G-SchNet

Implementation of G-SchNet - a generative model for 3d molecular structures - accompanying the paper "Symmetry-adapted generation of 3d point sets for the targeted discovery of molecules" published at NeurIPS 2019.

G-SchNet generates molecules in an autoregressive fashion, placing one atom after another in 3d euclidean space. The model can be trained on data sets with molecules of variable size and composition. It only uses the positions and types of atoms in a molecule, needing no bond-based information such as molecular graphs.

The code provided in this repository allows to train G-SchNet on the QM9 data set which consists of approximately 130k small molecules with up to nine heavy atoms from fluorine, oxygen, nitrogen, and carbon.

Requirements

schnetpack 0.3
pytorch >= 1.2
python >= 3.7
ASE >= 3.17.0
Open Babel 2.41
rdkit >= 2019.03.4.0

The following commands will create a new conda environment called "gschnet" and install all dependencies (tested on Ubuntu 18.04):

conda create -n gschnet python=3.7 pytorch=1.3.1 torchvision cudatoolkit=10.1 ase=3.19.0 openbabel=2.4.1 rdkit=2019.09.2.0 -c pytorch -c openbabel -c defaults -c conda-forge
conda activate gschnet
pip install 'schnetpack==0.3'

Replace "cudatoolkit=10.1" with "cpuonly" if you do not want to utilize a GPU for training/generation. However, we strongly recommend to use a GPU if available.

Getting started

Clone the repository into your folder of choice:

git clone https://github.com/atomistic-machine-learning/G-SchNet.git

Training a model

A model with the same settings as described in the paper can be trained by running gschnet_qm9_script.py with standard parameters:

python ./G-SchNet/gschnet_qm9_script.py train gschnet ./data/ ./models/gschnet/ --cuda

The training data (QM9) is automatically downloaded and preprocessed if not present in ./data/ and the model will be stored in ./models/gschnet/. We recommend to train on a GPU but you can remove --cuda from the call to use the CPU instead.
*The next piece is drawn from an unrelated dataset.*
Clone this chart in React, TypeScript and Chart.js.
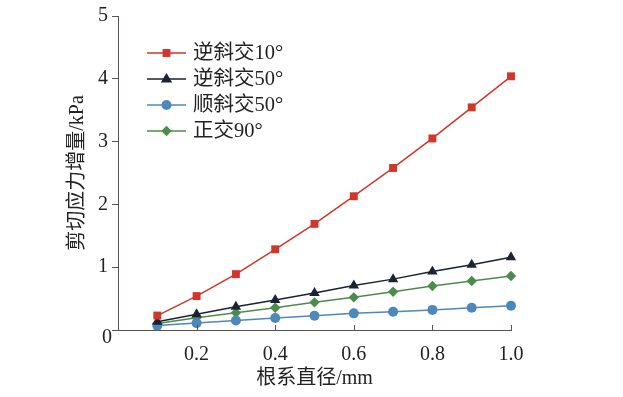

If your GPU has less than 16GB VRAM, you need to decrease the number of features (e.g. --features 64) or the depth of the network (e.g. --interactions 6).

Generating molecules

Running the script with the following arguments will generate 1000 molecules using the trained model at ./model/geschnet/ and store them in ./model/gschnet/generated/generated.mol_dict:

python ./G-SchNet/gschnet_qm9_script.py generate gschnet ./models/gschnet/ 1000 --cuda

Remove --cuda from the call if you want to run on the CPU. Add --show_gen to display the molecules with ASE after generation. If you are running into problems due to small VRAM, decrease the size of mini-batches during generation (e.g. --chunk_size 500, default is 1000).
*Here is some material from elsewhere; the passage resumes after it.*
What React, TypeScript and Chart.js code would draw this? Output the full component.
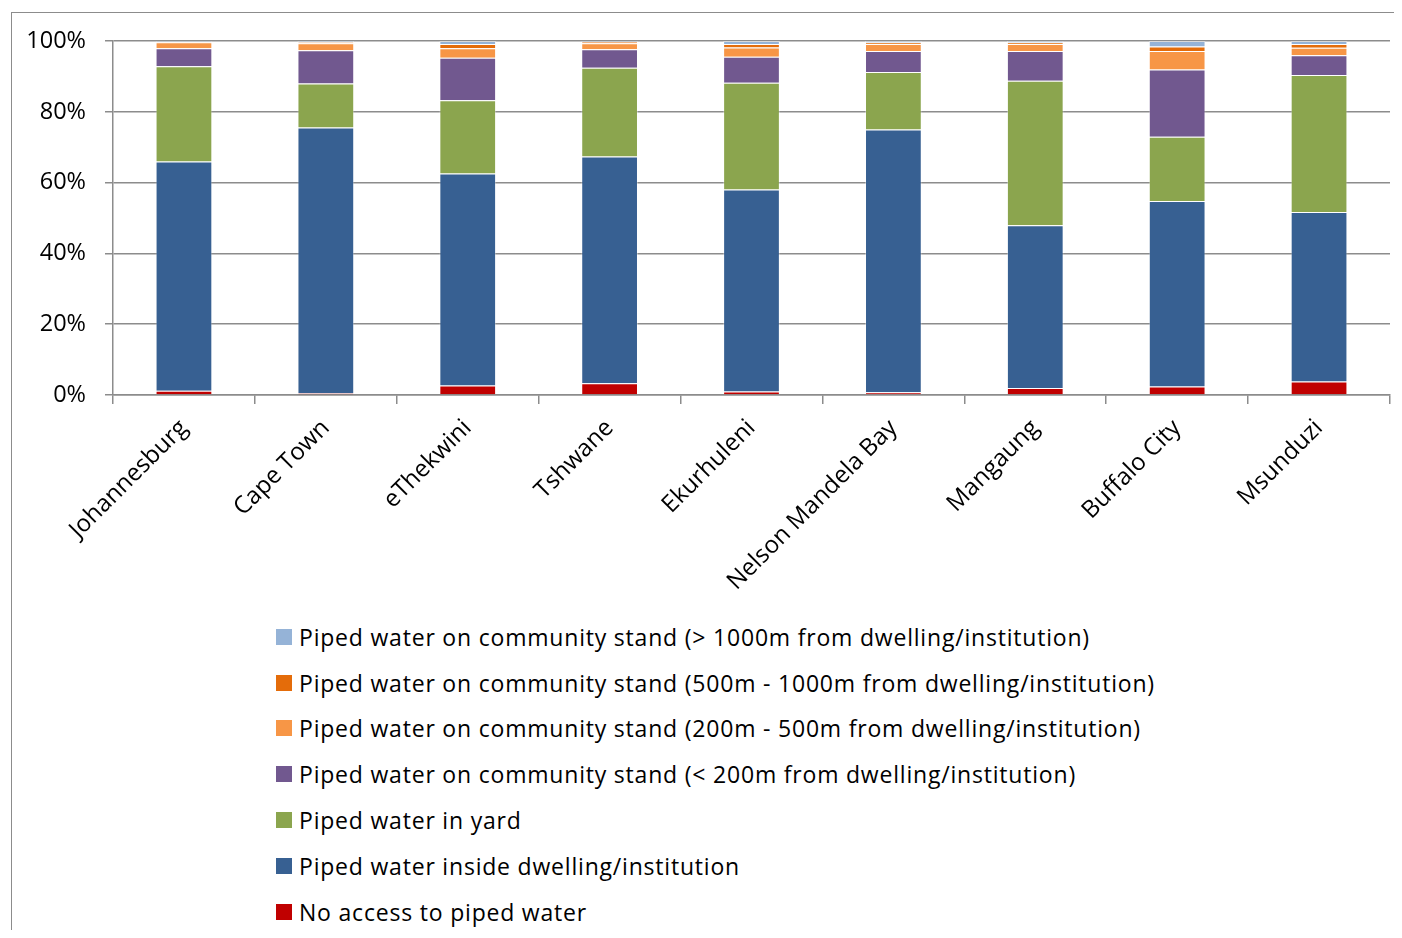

Filtering and analysis of generated molecules

After generation, the generated molecules can be filtered for invalid and duplicate structures by running filter_generated.py:

python ./G-SchNet/filter_generated.py ./models/gschnet/generated/generated.mol_dict --train_data_path ./data/qm9gen.db --model_path ./models/gschnet

The script will print its progress and the gathered results. To store them in a file, please redirect the console output to a file (e.g. ./results.txt) and use the --print_file argument when calling the script:

python ./G-SchNet/filter_generated.py ./models/gschnet/generated/generated.mol_dict --train_data_path ./data/qm9gen.db --model_path ./models/gschnet --print_file >> ./results.txt

The script checks the valency constraints (e.g. every hydrogen atom should have exactly one bond), the connectedness (i.e. all atoms in a molecule should be connected to each other via a path over bonds), and removes duplicates*. The remaining valid structures are stored in an sqlite database with ASE (at ./models/gschnet/generated/generated_molecules.db) along with an .npz-file that records certain statistics (e.g. the number of rings of certain sizes, the number of single, double, and triple bonds, the index of the matching training/test data molecule etc. for each molecule, see tables below for an overview showing all stored statistics).
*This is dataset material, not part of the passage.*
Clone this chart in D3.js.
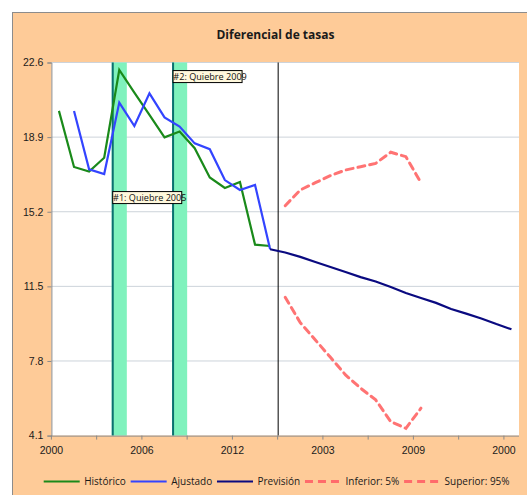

*Please note that, as described in the paper, we use molecular fingerprints and canonical smiles representations to identify duplicates which means that different spatial conformers corresponding to the same canonical smiles string are tagged as duplicates and removed in the process. Add '--filters valence disconnected' to the call in order to not remove but keep identified duplicates in the created database.

Displaying generated and QM9 training data molecules

After filtering, all generated molecules stored in the sqlite database can be displayed with ASE as follows:

python ./G-SchNet/display_molecules.py --data_path ./models/gschnet/generated/generated_molecules.db

The script allows to query the generated molecules for structures with certain properties using --select "selection string". The selection string has the general format "Property,OperatorTarget" (e.g. "C,>8" to filter for all molecules with more than eight carbon atoms where "C" is the statistic counting the number of carbon atoms in a molecule, ">" is the operator, and "8" is the target value). Multiple conditions can be combined to form one selection string using "&" (e.g "C,>8&R5,>0" to get all molecules with more than 8 carbon atoms and at least 1 ring of size 5). Furthermore, multiple selection strings may be provided such that multiple windows with molecule plots are opened (one per selection string). The available operators are "<", "<=", "=", "!=", ">=", and ">". Properties may be summed together using "+" (e.g. "R5+R6,=1" to get molecules with exactly one ring of size 5 or 6). For a list of all available properties, see the tables below.

An example call to display all generated molecules that consist of at least 7 carbon atoms and two rings of size 6 or 5 and to display all generated molecules that have at least 1 Fluorine atom:

python ./G-SchNet/display_molecules.py --data_path ./models/gschnet/generated/generated_molecules.db --select "C,>=7&R5+R6,=2" "F,>=1"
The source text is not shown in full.